Wednesday, February 20th was our follow up appointment with the nuero oncologist at Vanderbilt and we were scheduled for an appointment immediately following that with radiation. Ben and I had done a lot of research over the previous week since finding out what his diagnosis was and went into the meeting prepared to listen, but leaning towards the wait and see approach rather than taking further action right now.

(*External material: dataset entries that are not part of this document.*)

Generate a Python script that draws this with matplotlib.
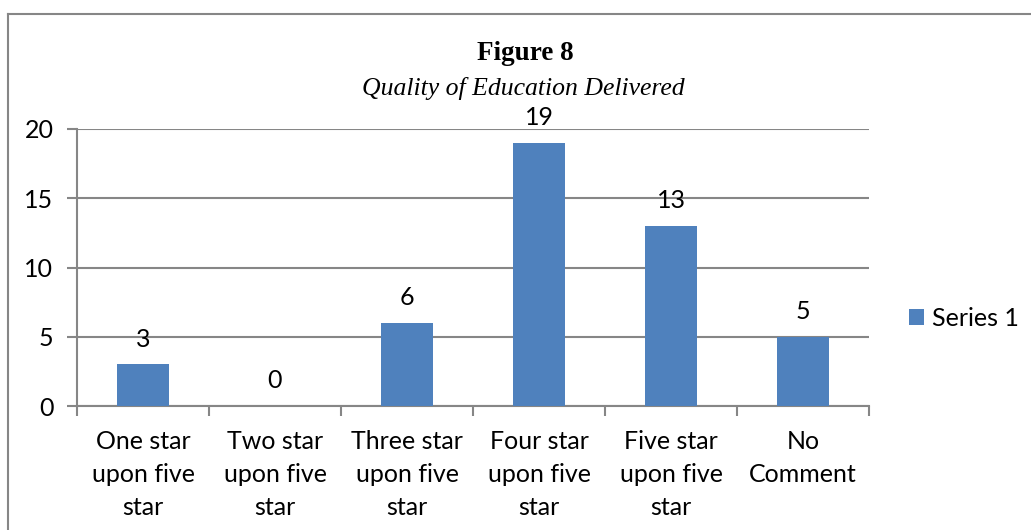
import matplotlib
matplotlib.use('Agg')
import matplotlib.pyplot as plt
from matplotlib.lines import Line2D
import numpy as np

######################################################################
# Data
categories = ['One star\nupon five\nstar', 'Two star\nupon five\nstar',
              'Three star\nupon five\nstar', 'Four star\nupon five\nstar',
              'Five star\nupon five\nstar', 'No\nComment']
values = [3, 0, 6, 19, 13, 5]
series_name = 'Series 1'
y_ticks = [0, 5, 10, 15, 20]

bar_color = '#4F81BD'
grid_color = '#868686'
sans = ['Lato', 'DejaVu Sans']
serif = ['Liberation Serif', 'DejaVu Serif']

######################################################################
# Figure and axes
fig = plt.figure(figsize=(10.31, 5.30), dpi=100)
ax = fig.add_axes([77 / 1031, 1 - 406 / 530, (869 - 77) / 1031, (406 - 129) / 530])

x = np.arange(len(categories))
bars = ax.bar(x, values, width=0.39, color=bar_color, zorder=3, label=series_name)

ax.set_xlim(-0.5, len(categories) - 0.5)
ax.set_ylim(0, 20)
ax.set_yticks(y_ticks)
ax.set_yticklabels([str(t) for t in y_ticks], fontsize=18, family=sans)
ax.yaxis.grid(True, color=grid_color, linewidth=1.5, zorder=0)

# category boundaries carry the tick marks, centres carry the labels
ax.set_xticks(np.arange(len(categories) + 1) - 0.5)
ax.set_xticklabels([])
ax.set_xticks(x, minor=True)
ax.set_xticklabels(categories, minor=True, fontsize=18, family=sans, linespacing=1.53)
ax.tick_params(axis='x', which='major', length=7, width=1.5, color=grid_color)
ax.tick_params(axis='x', which='minor', length=0, pad=17)
ax.tick_params(axis='y', length=7, width=1.5, color=grid_color, pad=10)

for side in ['top', 'right']:
    ax.spines[side].set_visible(False)
for side in ['left', 'bottom']:
    ax.spines[side].set_color(grid_color)
    ax.spines[side].set_linewidth(1.5)

for rect, v in zip(bars, values):
    ax.annotate(str(v), (rect.get_x() + rect.get_width() / 2, v),
                xytext=(0, 18), textcoords='offset points', ha='center', va='center',
                fontsize=18, family=sans)

leg = fig.legend(handles=[bars], labels=[series_name], loc='center left',
                 bbox_to_anchor=(887 / 1031, 1 - 318 / 530), frameon=False,
                 prop={'family': sans, 'size': 18}, handlelength=0.6, handleheight=0.6,
                 handletextpad=0.3)

######################################################################
# Titles
fig.text(525 / 1031, 1 - 54 / 530, 'Figure 8', ha='center', va='center',
         fontsize=19.5, fontweight='bold', family=serif)
fig.text(523 / 1031, 1 - 88 / 530, 'Quality of Education Delivered', ha='center', va='center',
         fontsize=18.5, style='italic', family=serif)

# chart border (only left and top edges fall inside the image)
fig.add_artist(Line2D([8 / 1031, 8 / 1031], [0, 1 - 14 / 530], transform=fig.transFigure,
                      color=grid_color, linewidth=1.5))
fig.add_artist(Line2D([8 / 1031, 1], [1 - 14 / 530, 1 - 14 / 530], transform=fig.transFigure,
                      color=grid_color, linewidth=1.5))

fig.savefig('out.png', dpi=100)
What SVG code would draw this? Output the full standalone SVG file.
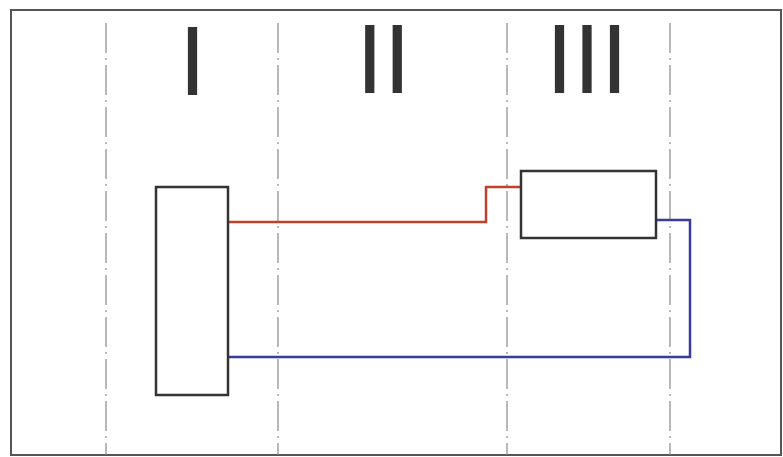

Because we have made so many drastic lifestyle changes at home over the past month, Ben and I feel that he has made a good start towards beating this cancer without the need for radiation and chemo. The side effects from radiation could be detrimental. Since they radiate the entire area where the tumor is plus an additional 1cm area in all directions, a large portion of his brain would be subject to this radiation. Radiation on the brain has multiple side effects, the most scary of which is the possibility of losing cognitive abilities and becoming mentally handicapped.
We brought up these concerns first with the oncologist and then with the radiologist. Both of them responded that they didn’t feel making lifestyle changes would make a difference, and why would you want to make drastic changes, wouldn’t that lower the quality of the short life you have left? They explained that standard of care was chemo, plus radiation, and then follow up MRIs every two months for the remainder of his life. They seemed to take personal offense to the fact that Benjamin wanted to wait and see if the tumor came back before doing treatment and warned us that this was an infiltrative type of tumor that was most likely still there and that by the time more growth was to show up on the MRIs it would be more aggressive and harder to treat. We asked his prognosis with treatment and were told the median was 2-5 years, but without treatment it was 1-2. They said that people never turn down treatment unless it is for religious reasons. We asked about the effect it could have on his cognitive abilities and they shied away from answering that, and only stated that yes, it could affect his functioning in those areas. They said said that most people are concerned because radiation causes cancer, but that research shows that it doesn’t cause cancer for another 20 years or so and that with the type of cancer he currently has he wouldn’t be around long enough for that to be a problem.
Most of what the shared scared me and made me second guess the decisions that we had already made, but hearing them say that they didn’t expect the treatment to help enough for him to be around much longer than without treatment just made us both realize that we have to do something outside of conventional treatment. We scheduled a follow up with his regular civilian doc at home and spoke with the military about traveling to another large treatment center for a second opinion.
We continue to seek the Lord’s Will for our decision making and in the meantime are trying to get into a healthy routine in our everyday lives. Benjamin returns to work full-time tomorrow and we are planning to travel to NC in two weeks for my sister’s wedding.